The snow tapered off by 11:30 a.m. We got six inches of powder in all. Snowy, wintry Marches have become the norm for us in the last ten years or so: winters tend to start in mid- to late-December and continue through March. That’s a shift of at least two weeks from the 1970s, when I was a kid. This is one of the reasons we’ve kept such careful records of spring arrivals over the years — to help document the seasonal shifts associated with global climate change.

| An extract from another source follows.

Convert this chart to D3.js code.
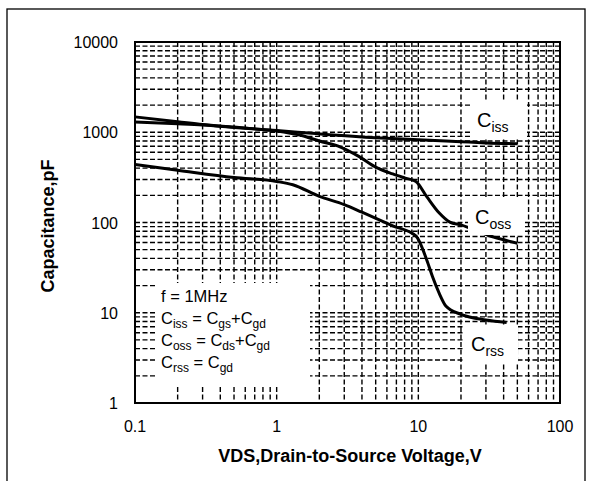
<!DOCTYPE html>
<html><head><meta charset="utf-8">
<script src="https://cdn.jsdelivr.net/npm/d3@7"></script>
<style>body{margin:0;background:#fff}svg{display:block}text{font-family:"Liberation Sans",Arial,sans-serif;fill:#000}</style>
</head><body>
<svg id="c" width="593" height="481"></svg>
<script>
const cissV = [0.1,0.2,0.3,0.5,1,2,5,10,20,30,50];
const cissC = [1300,1240,1200,1130,1045,960,870,825,785,762,745];
const cossV = [0.1,0.2,0.3,0.5,0.7,1,1.5,2,2.8,3.8,5,6.6,8,9.6,11.5,14,16.7,20,23,34,50];
const cossC = [1480,1310,1215,1140,1090,1035,920,800,690,540,410,345,312,285,192,128,101,94,87,69,59];
const crssV = [0.1,0.2,0.5,1,1.3,2,3,4,6.6,9.6,11.5,12.6,14,15.7,20,30,42];
const crssC = [440,380,315,285,262,195,158,130,92,71,38,25,16.6,11.8,9.6,8.3,7.8];
const xTicks = [0.1,1,10,100];
const xTickLabels = ["0.1","1","10","100"];
const yTicks = [1,10,100,1000,10000];
const yTickLabels = ["1","10","100","1000","10000"];
const xTitle = "VDS,Drain-to-Source Voltage,V";
const yTitle = "Capacitance,pF";
const legendLines = [
  [["f = 1MHz",""]],
  [["C","iss"],[" = C","gs"],["+C","gd"]],
  [["C","oss"],[" = C","ds"],["+C","gd"]],
  [["C","rss"],[" = C","gd"]]
];

const svg = d3.select("#c");
const L=135, R=560, T=42, B=403;
const x = d3.scaleLog().domain([0.1,100]).range([L,R]);
const y = d3.scaleLog().domain([1,10000]).range([B,T]);

// outer frame
svg.append("rect").attr("x",7).attr("y",9).attr("width",578).attr("height",490)
  .attr("fill","none").attr("stroke","#000").attr("stroke-width",1.3);

// grid
const xg=[], yg=[];
[0.1,1,10].forEach(d=>{for(let k=1;k<=9;k++) xg.push(d*k);}); xg.push(100);
[1,10,100,1000].forEach(d=>{for(let k=1;k<=9;k++) yg.push(d*k);}); yg.push(10000);
const g = svg.append("g").attr("stroke","#000").attr("stroke-width",1.4).attr("stroke-dasharray","5,2.5");
g.selectAll(".vx").data(xg).enter().append("line")
  .attr("x1",d=>x(d)).attr("x2",d=>x(d)).attr("y1",T).attr("y2",B);
g.selectAll(".hy").data(yg).enter().append("line")
  .attr("y1",d=>y(d)).attr("y2",d=>y(d)).attr("x1",L).attr("x2",R);

// curves
const line = d3.line().x(d=>x(d[0])).y(d=>y(d[1])).curve(d3.curveMonotoneX);
[[cissV,cissC],[cossV,cossC],[crssV,crssC]].forEach(([vs,cs])=>{
  svg.append("path").datum(vs.map((v,i)=>[v,cs[i]])).attr("d",line)
    .attr("fill","none").attr("stroke","#000").attr("stroke-width",3).attr("stroke-linejoin","round");
});

// white label boxes
const boxes = [[155,283,310,386],[472,100,527,139],[468,197,523,235],[463,325,518,362]];
svg.selectAll(".bx").data(boxes).enter().append("rect")
  .attr("x",d=>d[0]).attr("y",d=>d[1]).attr("width",d=>d[2]-d[0]).attr("height",d=>d[3]-d[1]).attr("fill","#fff");

// text with subscripts
function subText(sel, parts, fs, sfs, dyS){
  let shift = 0;
  parts.forEach(([main,sub])=>{
    sel.append("tspan").attr("font-size",fs).attr("dy",-shift).text(main);
    shift = 0;
    if(sub){
      sel.append("tspan").attr("font-size",sfs).attr("dy",dyS).text(sub);
      shift = dyS;
    }
  });
}
[[477,127,"iss"],[475,224,"oss"],[471,351,"rss"]].forEach(([tx,ty,s])=>{
  const t = svg.append("text").attr("x",tx).attr("y",ty);
  subText(t,[["C",s]],20,14,5);
});

// legend
legendLines.forEach((parts,i)=>{
  const t = svg.append("text").attr("x",161).attr("y",301.5+i*22.2);
  subText(t,parts,16.5,12,4);
});

// plot border
svg.append("rect").attr("x",L).attr("y",T).attr("width",R-L).attr("height",B-T)
  .attr("fill","none").attr("stroke","#000").attr("stroke-width",2);

// tick labels
svg.selectAll(".xl").data(xTicks).enter().append("text")
  .attr("x",d=>x(d)).attr("y",432).attr("text-anchor","middle").attr("font-size",16)
  .text((d,i)=>xTickLabels[i]);
svg.selectAll(".yl").data(yTicks).enter().append("text")
  .attr("x",118).attr("y",d=>y(d)+6).attr("text-anchor","end").attr("font-size",16)
  .text((d,i)=>yTickLabels[i]);

// titles
svg.append("text").attr("x",350).attr("y",462).attr("text-anchor","middle")
  .attr("font-size",18).attr("font-weight","bold").text(xTitle);
svg.append("text").attr("transform","translate(54,226) rotate(-90)").attr("text-anchor","middle")
  .attr("font-size",18).attr("font-weight","bold").text(yTitle);
</script>
</body></html>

red-winged blackbird in snowstorm 2

–Dave

Who’s Afraid of the Big Bad Cold?

It was two degrees below zero Fahrenheit (-18 C) on Bruce’s thermometer this morning. The probe on the front porch registered three minus signs until it reached minus one degree Fahrenheit later in the morning. Birds flocked to the feeder area as I made breakfast. Then thump. Something had hit the bow window hard. A Cooper’s hawk sat below the window and took off as soon as I looked out. All the little birds had fled.

Many schools were cancelled including Tyrone. I couldn’t believe it. In Maine, at 40 below, I removed the heater from the car engine, bundled baby Mark in layers of clothes, and took Steve to first grade and Dave to nursery school in our Volkswagen bus that never warmed up above zero during our half hour ride. No one ever talked of calling school because of the cold.

And here, one year when Bruce was off to a conference in January and the boys had to get to school on their own, I walked them the two miles down to town at zero degrees, we stopped at a restaurant and they had hot chocolate to warm up, and then they walked on to school while I walked home. I remember the hoarfrost clinging to the trees beside the river and forming on my hair. In those days, Tyrone didn’t cancel school because of the cold. No wonder kids stay indoors like their parents, mesmerized by technology and getting fatter day by day. The outdoors has become something to fear.

Yesterday, it was almost as cold, but the Pittsburgh-based environmental/nature show Allegheny Front, carried on WPSU-FM, devoted most of its half hour program to winter sports–cross-country skiing, snowshoeing, and ice skating–and mentioned that many people get depressed in winter because they stay indoors.

“Get outside. Enjoy the beautiful weather, the tranquility of the forest, etc.” was the essence of their message. But during station breaks, the local announcer kept warning that there was a cold weather alert until 11:00 a.m. Tuesday because of the cold and wind chill! The Allegheny Front folks intoned, “It’s not the weather; it’s wearing the proper clothes,” or something like that. Then, another station break and more warnings. What a disconnect!

I waited until 10:00 a.m. to go out this morning. By then it was two above and windy, but it was lovely walking across First Field to Margaret’s Woods where a song sparrow flew up, and on down Ten Springs Trail where a titmouse foraged on a patch of open ground on the bank.

I sat on the snow, my hot seat beneath me, along Pit Mound Trail to write notes, where I was protected by the wind and the sun shone brightly. Then on down the road, silent except for chickadees feeding on hemlock cones. Under the hemlocks, the stream was frozen. Even the chute was a thick sheet of ice. But at the big pulloff, the stream ran freely. A regular parade of deer tracks headed down for water. The hollow itself gave me a quiet interlude despite the wind that rustled the trees overhead and grew more insistent the farther up the road I walked.

Throughout the day, at the feeder area, I counted 14 bird species altogether including 35 juncos, two goldfinches, 22 mourning doves, two song sparrows, three tree sparrows and a singing house finch. But I heard no Carolina wren song. Could this cold have killed them?